President Obama, responding to the Boston Marathon attack, says, “We will find whoever harmed our citizens, and we will bring them to justice.” The Boston survivors have good grounds to doubt that claim, but at least the president is describing the attack as an “act of terrorism.”
The weapon terrorists deployed in Boston is a pressure cooker, packed with nails, ball bearings and other shrapnel. The cooker gives the timed explosion incredible force to kill and maim at random, the hallmark of terrorism. The pressure cooker bomb is a favorite of al-Qaida, which described how to make them in an online magazine article titled “Make a Bomb in the Kitchen of Your Mom.” Islamic militants also produced a chapter on pressure cooker bombs in The Lone Mujahed Pocketbook.
According to the Associated Press, in February, a pressure cooker bomb killed five in Afghanistan. Terrorists deployed a pressure cooker in a May 2010 attempted bombing of Times Square. Six Pakistani employees of a Christian aid group fell victim to a pressure cooker bomb, detonated remotely. Similar attacks took place in France, India and Nepal. Solo jihadists are encouraged to target “crowded sports arenas” and “annual social events.” So the Boston Marathon was an ideal target, and the pressure cooker bomb an ideal weapon.
Dennis Pluchinsky, former terrorism analyst for the State Department, told reporters “there is no way that people who run in marathons or people who go to baseball stadiums can be assured that they will be protected from IEDs 100 percent of the time.”
One report notes that the last attack in the United States linked to al-Qaida was on November 6, 2009, when Major Nidal Hasan, a U.S. Army psychiatrist, killed 13 and wounded more than 30 others while yelling “Allah is great!” Hasan was high-profile jihadist and claimed more victims than the first attack on the World Trade Center. But the U.S. Department of Defense casts Hasan’s actions not as terrorism but “workplace violence,” as though he was a fired postal worker seeking payback. This is all part of the president’s policy of fighting negative stereotypes of Islamic militants.

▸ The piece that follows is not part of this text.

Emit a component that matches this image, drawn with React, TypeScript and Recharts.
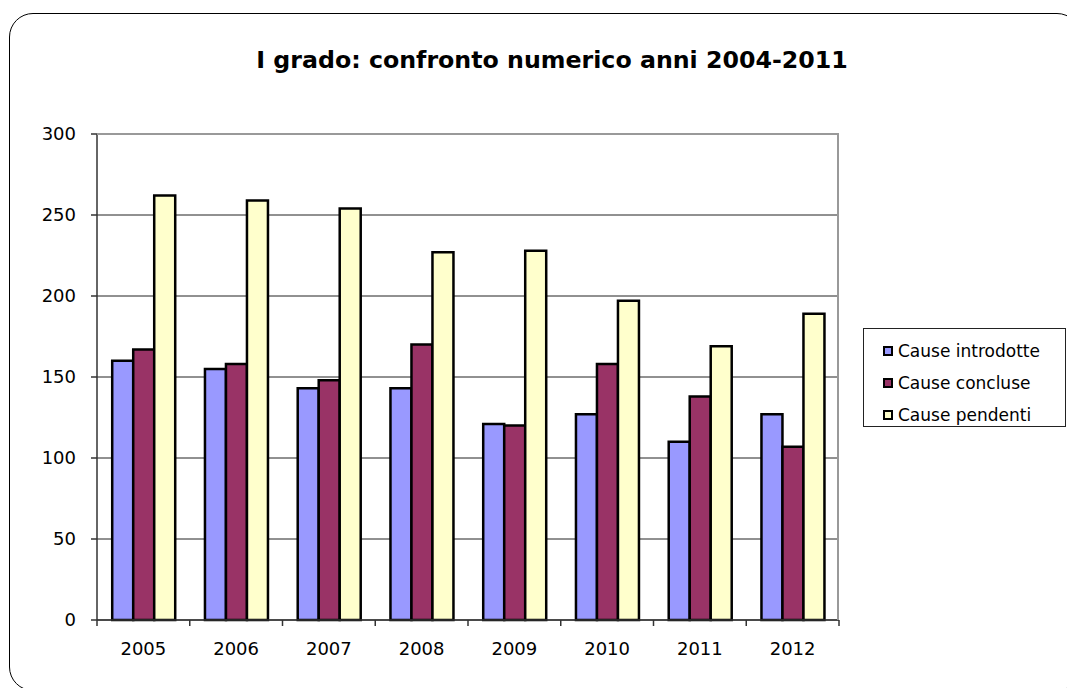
import { BarChart, Bar, XAxis, YAxis, CartesianGrid } from 'recharts';

// Cause di I grado per anno
const years = ['2005', '2006', '2007', '2008', '2009', '2010', '2011', '2012'];
const introdotte = [160, 155, 143, 143, 121, 127, 110, 127];
const concluse = [167, 158, 148, 170, 120, 158, 138, 107];
const pendenti = [262, 259, 254, 227, 228, 197, 169, 189];
const yTicks = [0, 50, 100, 150, 200, 250, 300];

const series = [
  { key: 'introdotte', name: 'Cause introdotte', color: '#9999FF' },
  { key: 'concluse', name: 'Cause concluse', color: '#993366' },
  { key: 'pendenti', name: 'Cause pendenti', color: '#FFFFCC' },
];

const data = years.map((year, i) => ({
  year,
  introdotte: introdotte[i],
  concluse: concluse[i],
  pendenti: pendenti[i],
}));

const W = 1067;
const H = 688;
const PLOT_LEFT = 97;
const PLOT_RIGHT = 839;
const PLOT_TOP = 134;
const PLOT_BOTTOM = 620;
const PLOT_W = PLOT_RIGHT - PLOT_LEFT;
const X_AXIS_H = 50;
const FONT = '"DejaVu Sans", Verdana, sans-serif';

function YearTick(props: any) {
  const { x, y, payload, index } = props;
  const bw = PLOT_W / years.length;
  return (
    <g>
      <line x1={x - bw / 2} x2={x - bw / 2} y1={y} y2={y + 6} stroke="#333" strokeWidth={1.5} />
      {index === years.length - 1 && (
        <line x1={x + bw / 2} x2={x + bw / 2} y1={y} y2={y + 6} stroke="#333" strokeWidth={1.5} />
      )}
      <text x={x} y={y + 22} dy="0.71em" textAnchor="middle" fill="#000" fontSize={18} fontFamily={FONT}>
        {payload.value}
      </text>
    </g>
  );
}

export default function App() {
  return (
    <div style={{ position: 'fixed', inset: 0, overflow: 'hidden', background: '#fff' }}>
      {/* cornice arrotondata */}
      <div
        style={{
          position: 'absolute',
          left: 9,
          top: 13,
          width: 1072,
          height: 678,
          border: '1.5px solid #000',
          borderRadius: 24,
          boxSizing: 'border-box',
        }}
      />
      <div
        style={{
          position: 'absolute',
          left: 0,
          width: 1104,
          top: 46,
          textAlign: 'center',
          fontFamily: FONT,
          fontWeight: 'bold',
          fontSize: 23.7,
          lineHeight: 'normal',
          color: '#000',
          whiteSpace: 'nowrap',
        }}
      >
        I grado: confronto numerico anni 2004-2011
      </div>

      <div style={{ position: 'absolute', left: 0, top: 0 }}>
        <BarChart
          width={W}
          height={H}
          data={data}
          margin={{ top: PLOT_TOP, right: W - PLOT_RIGHT, bottom: H - PLOT_BOTTOM - X_AXIS_H, left: 0 }}
          barCategoryGap="16.4%"
          barGap={0}
        >
          <CartesianGrid vertical={false} stroke="#222" strokeWidth={1} />
          <XAxis
            dataKey="year"
            height={X_AXIS_H}
            tickLine={false}
            tickSize={0}
            tickMargin={0}
            tick={<YearTick />}
            axisLine={{ stroke: '#333', strokeWidth: 1.5 }}
            interval={0}
          />
          <YAxis
            width={PLOT_LEFT}
            domain={[0, 300]}
            ticks={yTicks}
            tickSize={6}
            tickMargin={15}
            tickLine={{ stroke: '#333', strokeWidth: 1.5 }}
            axisLine={{ stroke: '#333', strokeWidth: 1.5 }}
            tick={{ fill: '#000', fontSize: 18, fontFamily: FONT }}
          />
          {series.map((s) => (
            <Bar
              key={s.key}
              dataKey={s.key}
              name={s.name}
              fill={s.color}
              stroke="#000"
              strokeWidth={2.5}
              isAnimationActive={false}
            />
          ))}
        </BarChart>
      </div>

      {/* bordo superiore e destro dell'area del grafico */}
      <div
        style={{
          position: 'absolute',
          left: PLOT_LEFT,
          top: PLOT_TOP - 1,
          width: PLOT_W,
          height: PLOT_BOTTOM - PLOT_TOP + 1,
          borderTop: '2px solid #999',
          borderRight: '2px solid #999',
          boxSizing: 'border-box',
          pointerEvents: 'none',
        }}
      />

      <div
        style={{
          position: 'absolute',
          left: 863,
          top: 328,
          width: 203,
          height: 99,
          border: '1.5px solid #222',
          boxSizing: 'border-box',
          fontFamily: FONT,
          fontSize: 17,
          color: '#000',
          paddingTop: 6,
        }}
      >
        {series.map((s) => (
          <div key={s.key} style={{ display: 'flex', alignItems: 'center', height: 32, paddingLeft: 19 }}>
            <span
              style={{
                display: 'inline-block',
                width: 10,
                height: 10,
                background: s.color,
                border: '2px solid #000',
                boxSizing: 'border-box',
                marginRight: 5,
              }}
            />
            <span>{s.name}</span>
          </div>
        ))}
      </div>
    </div>
  );
}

President Obama’s first response to Hasan’s mass murder was brief, low key, and failed to include Islamic terrorism as bearing any responsibility for the deaths. “We cannot fully know what leads a man to do such a thing,” the president said. That is now official policy. The Department of Defense issued Protecting the Force: Lessons from Fort Hood, which contains not a single reference to jihad or jihadists, and its only mention of “Islamic” is an endnote reference to “Countering Violent Islamic Extremism,” a 2007 FBI Law Enforcement Bulletin. The word “hate” occurs only once, a truly breathtaking omission. Consider also the issue of justice.
In Hasan’s case the government has the perpetrator in custody, abundant witnesses, and the weapons he used to kill 13 and wound more than 30. One could hardly ask for a more rock-solid case. Yet after nearly four years, Nidal Hasan has yet to reach trial. That casts doubt on president Obama’s claim that the United States will bring the Boston attackers “to justice,” if they are ever found at all. At this writing, police and FBI have no solid leads.